L'entreprise doit étayer sa demande pour que le motif « économique » soit pris en considération. Pour ce faire sa demande d'autorisation sera documentée par tous les justificatifs nécessaires et procès-verbaux des réunions et négociations avec le comité d'entreprise qui agit en lieu et place des délégués des salariés. Cette demande sera déposée auprès du délégué provincial chargé du travail qui sera chargé d'assurer toutes les analyses en vue de la préparation d'un dossier dans un délai n'excédant pas un mois à compter de la réception de la demande et destiné aux membres d'une commission provinciale présidée par le gouverneur de la préfecture, pour appréciation et prise de décision.

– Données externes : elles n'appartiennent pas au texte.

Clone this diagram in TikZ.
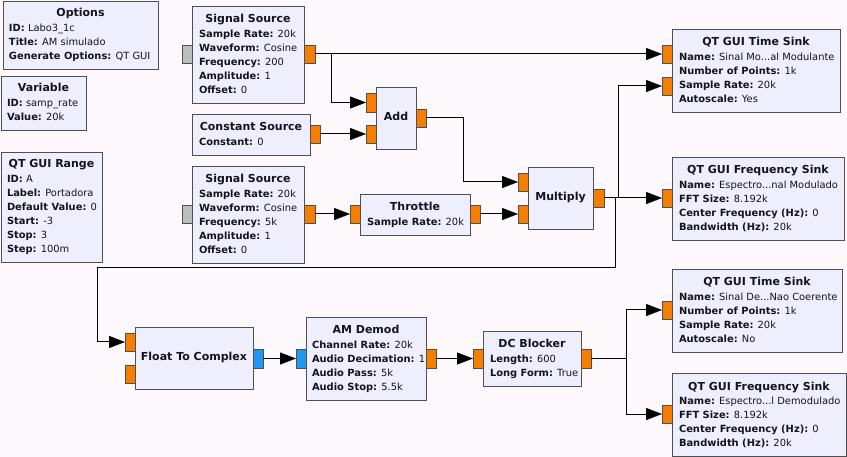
\documentclass[tikz,border=0pt]{standalone}
\usepackage{fontspec}
\setmainfont{DejaVu Sans}
\usetikzlibrary{arrows.meta}
\definecolor{bgc}{RGB}{252,248,252}
\definecolor{blkfill}{RGB}{238,238,253}
\definecolor{blkdraw}{RGB}{80,80,80}
\definecolor{porto}{RGB}{245,125,0}
\definecolor{portb}{RGB}{33,150,243}
\definecolor{portg}{RGB}{190,190,190}
\definecolor{txtc}{RGB}{20,20,30}
\tikzset{
 blk/.style={draw=blkdraw, fill=blkfill, line width=0.9pt, inner sep=0pt, outer sep=0pt, anchor=north west},
 prt/.style={draw=blkdraw, fill=#1, line width=0.9pt, inner sep=0pt, outer sep=0pt, anchor=north west},
 wire/.style={line width=1pt, -{Triangle[length=16pt,width=12pt]}},
 txt/.style={inner sep=0pt, outer sep=0pt, font=\fontsize{9.9}{12}\selectfont, text=txtc},
 ttl/.style={inner sep=0pt, outer sep=0pt, font=\fontsize{11}{13}\selectfont\bfseries, text=txtc},
}
\newcommand\gblk[5]{\node[blk, minimum width={#4-#2}, minimum height={#5-#3}] (#1) at (#2,#3) {};}
\newcommand\gport[6]{\node[prt=#6, minimum width={#4-#2}, minimum height={#5-#3}] (#1) at (#2,#3) {};}
\newcommand\gtitle[4]{\node[ttl, anchor=base] (#1) at (#2,#3+4) {#4};}
\newcommand\gline[5]{\node[txt, anchor=base west] (#1) at (#2,#3+3.5) {\textbf{#4:} #5};}
\begin{document}
\begin{tikzpicture}[x=1pt,y=-1pt]
\useasboundingbox (0,0) rectangle (847,457);
\fill[bgc] (0,0) rectangle (847,457);

% Options
\gblk{opt}{3}{1}{158}{69}
\gtitle{optt}{80.5}{13}{Options}
\gline{opt1}{9}{28}{ID}{Labo3\_1c}
\gline{opt2}{9}{42}{Title}{AM simulado}
\gline{opt3}{9}{56}{Generate Options}{QT GUI}

% Variable
\gblk{var}{1}{76}{86}{130}
\gtitle{vart}{43.5}{88}{Variable}
\gline{var1}{7}{103}{ID}{samp\_rate}
\gline{var2}{7}{117}{Value}{20k}

% QT GUI Range
\gblk{rng}{1}{152}{102}{262}
\gtitle{rngt}{51.5}{164}{QT GUI Range}
\gline{rng1}{7}{179}{ID}{A}
\gline{rng2}{7}{193}{Label}{Portadora}
\gline{rng3}{7}{207}{Default Value}{0}
\gline{rng4}{7}{221}{Start}{-3}
\gline{rng5}{7}{235}{Stop}{3}
\gline{rng6}{7}{249}{Step}{100m}

% Signal Source 1
\gblk{ssa}{192}{6}{304}{103}
\gport{ssai}{182}{45}{192}{63}{portg}
\gport{ssao}{304}{45}{315}{63}{porto}
\gtitle{ssat}{248}{19}{Signal Source}
\gline{ssa1}{199}{34}{Sample Rate}{20k}
\gline{ssa2}{199}{48}{Waveform}{Cosine}
\gline{ssa3}{199}{62}{Frequency}{200}
\gline{ssa4}{199}{76}{Amplitude}{1}
\gline{ssa5}{199}{90}{Offset}{0}

% Constant Source
\gblk{cs}{192}{114}{310}{155}
\gport{cso}{310}{125}{320}{143}{porto}
\gtitle{cst}{251}{127}{Constant Source}
\gline{cs1}{199}{142}{Constant}{0}

% Signal Source 2
\gblk{ssb}{192}{166}{304}{263}
\gport{ssbi}{182}{205}{192}{223}{portg}
\gport{ssbo}{304}{205}{315}{223}{porto}
\gtitle{ssbt}{248}{179}{Signal Source}
\gline{ssb1}{199}{194}{Sample Rate}{20k}
\gline{ssb2}{199}{208}{Waveform}{Cosine}
\gline{ssb3}{199}{222}{Frequency}{5k}
\gline{ssb4}{199}{236}{Amplitude}{1}
\gline{ssb5}{199}{250}{Offset}{0}

% Add
\gblk{add}{376}{87}{416}{149}
\gport{adda}{366}{93}{376}{112}{porto}
\gport{addb}{366}{125}{376}{143}{porto}
\gport{addo}{416}{109}{426}{127}{porto}
\gtitle{addt}{396}{117}{Add}

% Throttle
\gblk{thr}{360}{194}{470}{235}
\gport{thri}{350}{205}{360}{223}{porto}
\gport{thro}{470}{205}{480}{223}{porto}
\gtitle{thrt}{415}{207}{Throttle}
\gline{thr1}{367}{222}{Sample Rate}{20k}

% Multiply
\gblk{mul}{528}{167}{593}{229}
\gport{mula}{518}{173}{528}{191}{porto}
\gport{mulb}{518}{205}{528}{223}{porto}
\gport{mulo}{593}{189}{604}{207}{porto}
\gtitle{mult}{560.5}{197}{Multiply}

% Float To Complex
\gblk{ftc}{135}{327}{253}{389}
\gport{ftca}{125}{333}{135}{351}{porto}
\gport{ftcb}{125}{365}{135}{383}{porto}
\gport{ftco}{253}{349}{263}{368}{portb}
\gtitle{ftct}{194}{357}{Float To Complex}

% AM Demod
\gblk{amd}{306}{317}{426}{400}
\gport{amdi}{296}{349}{306}{368}{portb}
\gport{amdo}{426}{349}{436}{368}{porto}
\gtitle{amdt}{366}{330}{AM Demod}
\gline{amd1}{312}{345}{Channel Rate}{20k}
\gline{amd2}{312}{359}{Audio Decimation}{1}
\gline{amd3}{312}{373}{Audio Pass}{5k}
\gline{amd4}{312}{387}{Audio Stop}{5.5k}

% DC Blocker
\gblk{dcb}{483}{331}{581}{386}
\gport{dcbi}{473}{349}{483}{368}{porto}
\gport{dcbo}{581}{349}{591}{368}{porto}
\gtitle{dcbt}{532}{344}{DC Blocker}
\gline{dcb1}{490}{359}{Length}{600}
\gline{dcb2}{490}{373}{Long Form}{True}

% QT GUI Time Sink 1
\gblk{tsa}{672}{29}{840}{112}
\gport{tsaa}{662}{45}{672}{63}{porto}
\gport{tsab}{662}{77}{672}{95}{porto}
\gtitle{tsat}{756}{42}{QT GUI Time Sink}
\gline{tsa1}{679}{57}{Name}{Sinal Mo...al Modulante}
\gline{tsa2}{679}{71}{Number of Points}{1k}
\gline{tsa3}{679}{85}{Sample Rate}{20k}
\gline{tsa4}{679}{99}{Autoscale}{Yes}

% QT GUI Frequency Sink 1
\gblk{fsa}{672}{157}{844}{240}
\gport{fsai}{662}{189}{672}{207}{porto}
\gtitle{fsat}{758}{170}{QT GUI Frequency Sink}
\gline{fsa1}{679}{185}{Name}{Espectro...nal Modulado}
\gline{fsa2}{679}{199}{FFT Size}{8.192k}
\gline{fsa3}{679}{213}{Center Frequency (Hz)}{0}
\gline{fsa4}{679}{227}{Bandwidth (Hz)}{20k}

% QT GUI Time Sink 2
\gblk{tsb}{672}{269}{842}{352}
\gport{tsbi}{662}{301}{672}{319}{porto}
\gtitle{tsbt}{757}{282}{QT GUI Time Sink}
\gline{tsb1}{679}{297}{Name}{Sinal De...Nao Coerente}
\gline{tsb2}{679}{311}{Number of Points}{1k}
\gline{tsb3}{679}{325}{Sample Rate}{20k}
\gline{tsb4}{679}{339}{Autoscale}{No}

% QT GUI Frequency Sink 2
\gblk{fsb}{672}{373}{846}{456}
\gport{fsbi}{662}{405}{672}{423}{porto}
\gtitle{fsbt}{759}{386}{QT GUI Frequency Sink}
\gline{fsb1}{679}{401}{Name}{Espectro...l Demodulado}
\gline{fsb2}{679}{415}{FFT Size}{8.192k}
\gline{fsb3}{679}{429}{Center Frequency (Hz)}{0}
\gline{fsb4}{679}{443}{Bandwidth (Hz)}{20k}

% Connections
\coordinate (bend) at (97,268);
\draw[wire] (ssao.east) -- (tsaa.west);
\draw[wire] (ssao.east) -- ++(16,0) |- (adda.west);
\draw[wire] (cso.east) -- (addb.west);
\draw[wire] (addo.east) -- ++(37,0) |- (mula.west);
\draw[wire] (ssbo.east) -- (thri.west);
\draw[wire] (thro.east) -- (mulb.west);
\draw[wire] (mulo.east) -- (fsai.west);
\draw[wire] (mulo.east) -- ++(14,0) |- (tsab.west);
\draw[wire] (mulo.east) -- ++(11,0) |- (bend) |- (ftca.west);
\draw[wire] (ftco.east) -- (amdi.west);
\draw[wire] (amdo.east) -- (dcbi.west);
\draw[wire] (dcbo.east) -- ++(35,0) |- (tsbi.west);
\draw[wire] (dcbo.east) -- ++(35,0) |- (fsbi.west);
\end{tikzpicture}
\end{document}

Toutefois pour que le motif « économique » soit pris en considération, la demande doit être accompagnée d'autres justificatifs qui sont :
- Un rapport comportant les motifs économiques, nécessitant l'application de la procédure de licenciement ;
- L'état de la situation économique et financière de l'entreprise ;
- Un rapport établi par un expert-comptable ou par un commissaire aux comptes.

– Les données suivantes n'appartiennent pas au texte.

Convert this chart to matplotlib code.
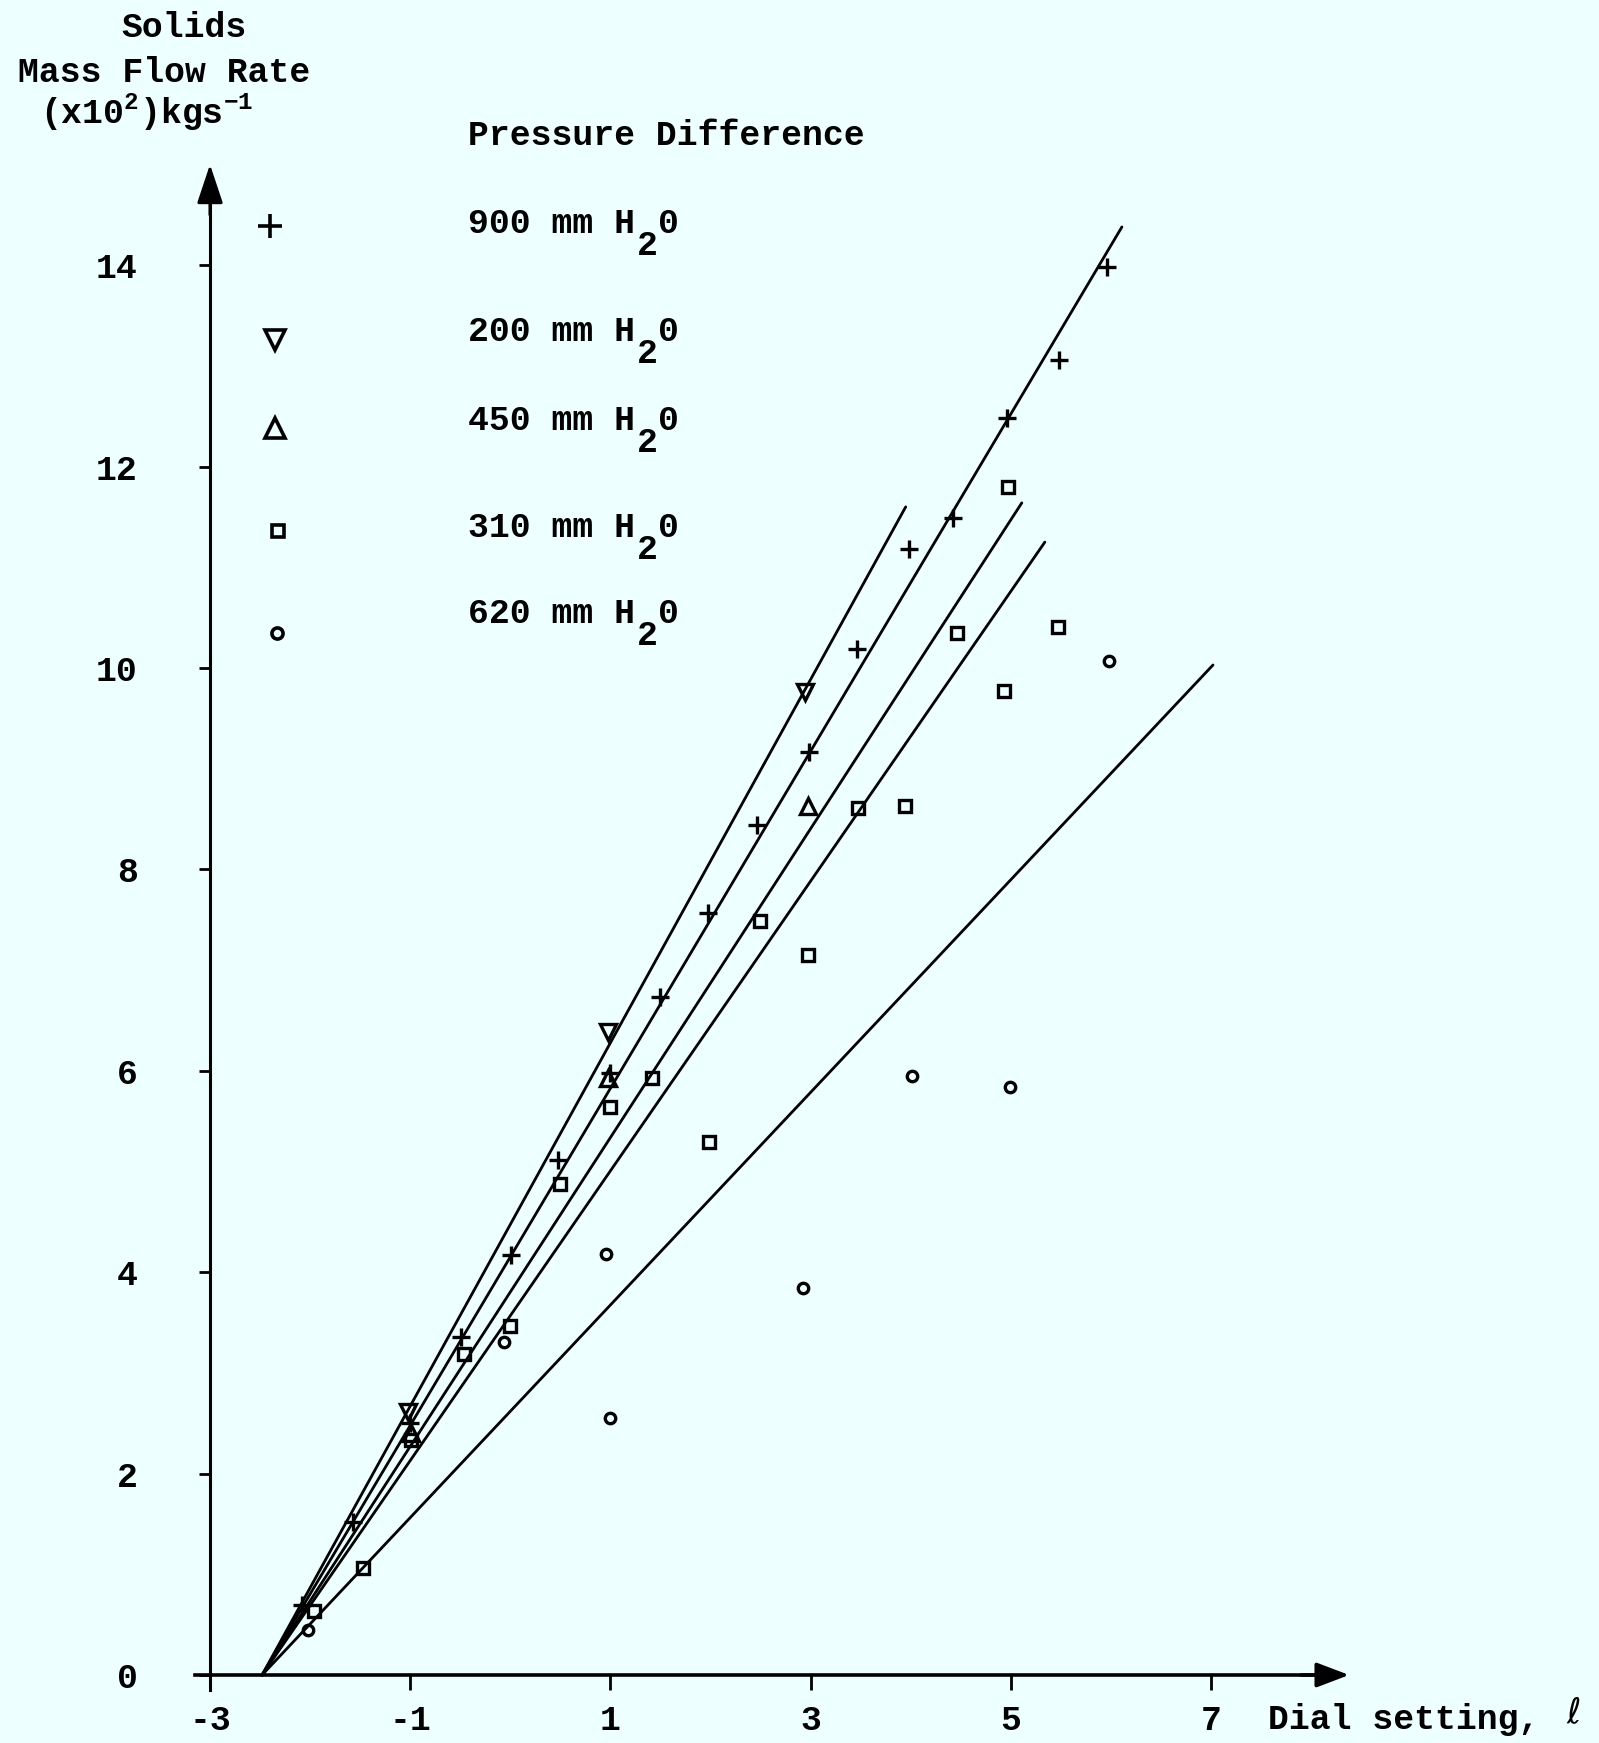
import numpy as np
import matplotlib
matplotlib.use('Agg')
import matplotlib.pyplot as plt

# 900 mm H2O  (+)
plus_x = [-2.08, -1.57, -1.0, -0.49, 0.01, 0.48, 1.0, 1.5, 1.98, 2.46, 2.98, 3.46, 3.98, 4.42, 4.96, 5.48, 5.96]
plus_y = [0.70, 1.52, 2.50, 3.36, 4.17, 5.11, 5.98, 6.73, 7.57, 8.44, 9.17, 10.19, 11.18, 11.49, 12.48, 13.06, 13.98]
# 200 mm H2O  (inverted triangle)
tdown_x = [-1.02, 0.98, 2.94]
tdown_y = [2.61, 6.39, 9.76]
# 450 mm H2O  (triangle)
tup_x = [-0.99, 0.98, 2.97]
tup_y = [2.40, 5.93, 8.63]
# 310 mm H2O  (square)
sq_x = [-1.96, -1.47, -0.99, -0.46, 0.0, 0.5, 1.0, 1.42, 1.99, 2.49, 2.97, 3.47, 3.94, 4.46, 4.93, 4.97, 5.47]
sq_y = [0.64, 1.06, 2.33, 3.19, 3.47, 4.88, 5.64, 5.93, 5.29, 7.49, 7.15, 8.61, 8.63, 10.35, 9.77, 11.80, 10.41]
# 620 mm H2O  (circle)
circ_x = [-2.02, -0.06, 0.96, 1.0, 2.92, 4.01, 4.99, 5.98]
circ_y = [0.45, 3.31, 4.18, 2.55, 3.84, 5.95, 5.84, 10.07]

# fitted straight lines, all starting at (-2.48, 0)
line_x0 = -2.48
line_end_x = [3.95, 6.11, 5.11, 5.34, 7.02]
line_end_y = [11.60, 14.38, 11.64, 11.25, 10.03]

xticks = [-3, -1, 1, 3, 5, 7]
yticks = [0, 2, 4, 6, 8, 10, 12, 14]

legend_labels = ['900', '200', '450', '310', '620']
legend_markers = ['+', 'v', '^', 's', 'o']

bg = '#EEFFFF'
font = ['Liberation Mono', 'DejaVu Sans Mono']
plt.rcParams['font.family'] = font
plt.rcParams['font.weight'] = 'bold'
plt.rcParams['axes.unicode_minus'] = False
plt.rcParams['mathtext.fontset'] = 'custom'
plt.rcParams['mathtext.rm'] = 'Liberation Mono:bold'
fs = 25

W, H = 1599, 1743
x0px, y0px = 210, 1675      # pixel position of (-3, 0)
sx, sy = 100.1, 100.7       # pixels per data unit
xlim = (-3.5, 9.0)
ylim = (-0.6, 15.5)

fig = plt.figure(figsize=(W / 100, H / 100), dpi=100, facecolor=bg)
left = (x0px + (xlim[0] + 3) * sx) / W
bottom = (H - (y0px - ylim[0] * sy)) / H
ax = fig.add_axes([left, bottom, (xlim[1] - xlim[0]) * sx / W, (ylim[1] - ylim[0]) * sy / H])
ax.set_facecolor(bg)
ax.set_xlim(*xlim)
ax.set_ylim(*ylim)

def px(x, y):
    return x / W, 1 - y / H

# axes
for s in ['top', 'right']:
    ax.spines[s].set_visible(False)
ax.spines['left'].set_position(('data', -3))
ax.spines['bottom'].set_position(('data', 0))
ax.spines['left'].set_bounds(-0.15, 14.7)
ax.spines['bottom'].set_bounds(-3.15, 8.2)
ax.spines['left'].set_linewidth(2.2)
ax.spines['bottom'].set_linewidth(2.6)
ax.annotate('', xy=(-3, 15.0), xytext=(-3, 14.5),
            arrowprops=dict(arrowstyle='-|>,head_length=1.2,head_width=0.4', mutation_scale=20,
                            color='k', lw=2.2, shrinkA=0, shrinkB=0))
ax.annotate('', xy=(8.38, 0), xytext=(7.9, 0),
            arrowprops=dict(arrowstyle='-|>,head_length=1.0,head_width=0.38', mutation_scale=20,
                            color='k', lw=2.6, shrinkA=0, shrinkB=0))

ax.set_xticks(xticks)
ax.set_xticklabels([str(t) for t in xticks])
ax.set_yticks(yticks)
ax.set_yticklabels([str(t) for t in yticks])
ax.tick_params(axis='x', direction='out', length=11, width=2, pad=10, labelsize=fs)
ax.tick_params(axis='y', direction='out', length=8, width=2, pad=44, labelsize=fs)

# fitted lines
for ex, ey in zip(line_end_x, line_end_y):
    ax.plot([line_x0, ex], [0, ey], color='k', lw=2.0, solid_capstyle='round')

# data points
mk = dict(linestyle='none', color='k', mfc='none', mew=2.4)
ax.plot(plus_x, plus_y, marker='+', ms=13, **mk)
ax.plot(tdown_x, tdown_y, marker='v', ms=11, **mk)
ax.plot(tup_x, tup_y, marker='^', ms=11, **mk)
ax.plot(sq_x, sq_y, marker='s', ms=8.5, **mk)
ax.plot(circ_x, circ_y, marker='o', ms=7.5, **mk)

# legend drawn by hand
leg_marker_px = [(270, 226), (275, 340), (275, 428), (278, 531), (277, 633)]
leg_ms = [17, 15, 15, 9, 8]
leg_base_px = [233, 341, 430, 537, 623]
cw = 0.6 * fs * 100 / 72
for m, (mx, my), ms, lab, by in zip(legend_markers, leg_marker_px, leg_ms, legend_labels, leg_base_px):
    fx, fy = px(mx, my)
    ax.plot([fx], [fy], marker=m, ms=ms, transform=fig.transFigure, clip_on=False,
            linestyle='none', color='k', mfc='none', mew=2.6)
    lx = 468
    fig.text(*px(lx, by), lab + ' mm H', fontsize=fs, va='baseline', ha='left')
    fig.text(*px(lx + 8 * cw + 2, by + 22), '2', fontsize=fs, va='baseline', ha='left')
    fig.text(*px(lx + 9 * cw + 2, by), '0', fontsize=fs, va='baseline', ha='left')

fig.text(*px(468, 145), 'Pressure Difference', fontsize=fs, va='baseline', ha='left')

# y axis title
fig.text(*px(184, 37), 'Solids', fontsize=fs, va='baseline', ha='center')
fig.text(*px(164, 82), 'Mass Flow Rate', fontsize=fs, va='baseline', ha='center')
fig.text(*px(40, 124), '(x10$^2$)kgs$^{-1}$', fontsize=fs, va='baseline', ha='left')

# x axis title
fig.text(*px(1268, 1729), 'Dial setting,', fontsize=fs, va='baseline', ha='left')
fig.text(*px(1566, 1722), '\u2113', fontsize=fs, va='baseline', ha='left',
         family=['DejaVu Sans', 'DejaVu Serif'], weight='normal')

fig.savefig('out.png', dpi=100, facecolor=bg)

Imaginez que ces rapports fassent ressortir que l'état de la situation économique et financière de l'entreprise, à travers le chiffre d'affaires réalisé avec les 70% de l'activité destinée à la maison mère et les charges totales avant fermeture de la section, permet de dégager un profit, même minime, la commission provinciale chargée de faire un retour au gouverneur éprouvera des difficultés pour convaincre celui-ci à donner son aval puisque économiquement parlant l'entreprise n'est ni en cessation de payement ni au seuil d'un dépôt de bilan. C'est pour cela que je dis méfiance, car la décision du gouverneur de la préfecture doit être motivée et basée sur les conclusions et les propositions de ladite commission.
De par sa fonction les décisions du gouverneur prennent généralement en considération certains aspects qui ne figurent pas dans le code du travail comme le maintien et le développement d'une paie sociale. Le code parle d'un délai de deux mois entre la demande de l'entreprise et la réponse du gouverneur, passé ce délai que se passe t-il ?

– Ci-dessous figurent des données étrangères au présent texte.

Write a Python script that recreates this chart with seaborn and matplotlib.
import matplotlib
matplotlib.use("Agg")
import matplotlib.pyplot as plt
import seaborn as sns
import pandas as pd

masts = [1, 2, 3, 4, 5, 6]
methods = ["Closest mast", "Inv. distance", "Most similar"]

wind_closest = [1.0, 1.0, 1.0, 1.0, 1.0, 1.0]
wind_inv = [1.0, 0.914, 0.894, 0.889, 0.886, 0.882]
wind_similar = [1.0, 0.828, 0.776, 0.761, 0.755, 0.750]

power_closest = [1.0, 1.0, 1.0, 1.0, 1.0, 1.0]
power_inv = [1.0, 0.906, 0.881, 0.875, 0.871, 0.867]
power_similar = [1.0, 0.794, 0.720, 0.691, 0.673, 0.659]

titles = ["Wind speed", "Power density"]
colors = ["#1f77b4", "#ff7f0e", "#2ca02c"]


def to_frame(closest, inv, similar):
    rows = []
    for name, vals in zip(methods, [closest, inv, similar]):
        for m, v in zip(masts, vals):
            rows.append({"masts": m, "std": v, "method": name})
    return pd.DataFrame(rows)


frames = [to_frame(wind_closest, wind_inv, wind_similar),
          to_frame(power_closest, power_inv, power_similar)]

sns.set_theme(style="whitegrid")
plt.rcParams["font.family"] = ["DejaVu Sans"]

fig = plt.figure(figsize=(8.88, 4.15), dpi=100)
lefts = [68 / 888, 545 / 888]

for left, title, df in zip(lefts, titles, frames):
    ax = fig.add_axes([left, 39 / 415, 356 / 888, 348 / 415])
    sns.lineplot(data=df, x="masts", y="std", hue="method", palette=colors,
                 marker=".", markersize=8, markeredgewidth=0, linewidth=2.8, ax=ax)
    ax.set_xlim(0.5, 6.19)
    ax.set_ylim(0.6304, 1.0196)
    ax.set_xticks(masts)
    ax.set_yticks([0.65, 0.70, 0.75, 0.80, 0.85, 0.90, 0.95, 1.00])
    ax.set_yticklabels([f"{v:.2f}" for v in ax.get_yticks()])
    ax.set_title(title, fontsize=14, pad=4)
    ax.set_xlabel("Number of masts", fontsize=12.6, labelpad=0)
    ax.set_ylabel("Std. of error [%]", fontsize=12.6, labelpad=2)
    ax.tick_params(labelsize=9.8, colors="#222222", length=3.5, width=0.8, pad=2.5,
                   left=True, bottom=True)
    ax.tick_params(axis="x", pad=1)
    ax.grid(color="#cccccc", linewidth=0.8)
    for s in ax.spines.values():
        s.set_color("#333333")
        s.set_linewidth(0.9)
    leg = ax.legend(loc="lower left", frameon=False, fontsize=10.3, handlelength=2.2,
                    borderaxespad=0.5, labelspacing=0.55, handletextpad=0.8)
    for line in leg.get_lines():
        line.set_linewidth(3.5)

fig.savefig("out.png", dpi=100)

Le patronat dit que pas de réponse signifie « réponse positive », les syndicats des salariés disent l'inverse, pas de réponse signifie « demande rejetée ». La décision du gouverneur, si elle est positive, permettra à l'entreprise de justifier le licenciement collectif, et donc d'éviter d'être estée en justice par ses salariés.
Sa situation lui donne droit de procéder à la fermeture de la section chargée de la réalisation d'un travail spécifique pour un client spécifique. Le licenciement du personnel de cette section se trouve justifié puisqu'il n'est plus possible d'assurer une activité à cette section et encore moins d'affecter ce personnel en totalité ou partiellement à d'autres sections. Le licenciement dans ce cas-là se trouvera motivé par une raison structurelle et économique et non pour le seul motif «d'économique ». Donc, je rappelle que l'entreprise a le droit de rompre la relation de travail tout en respectant les procédures qui régissent ce cas de figure.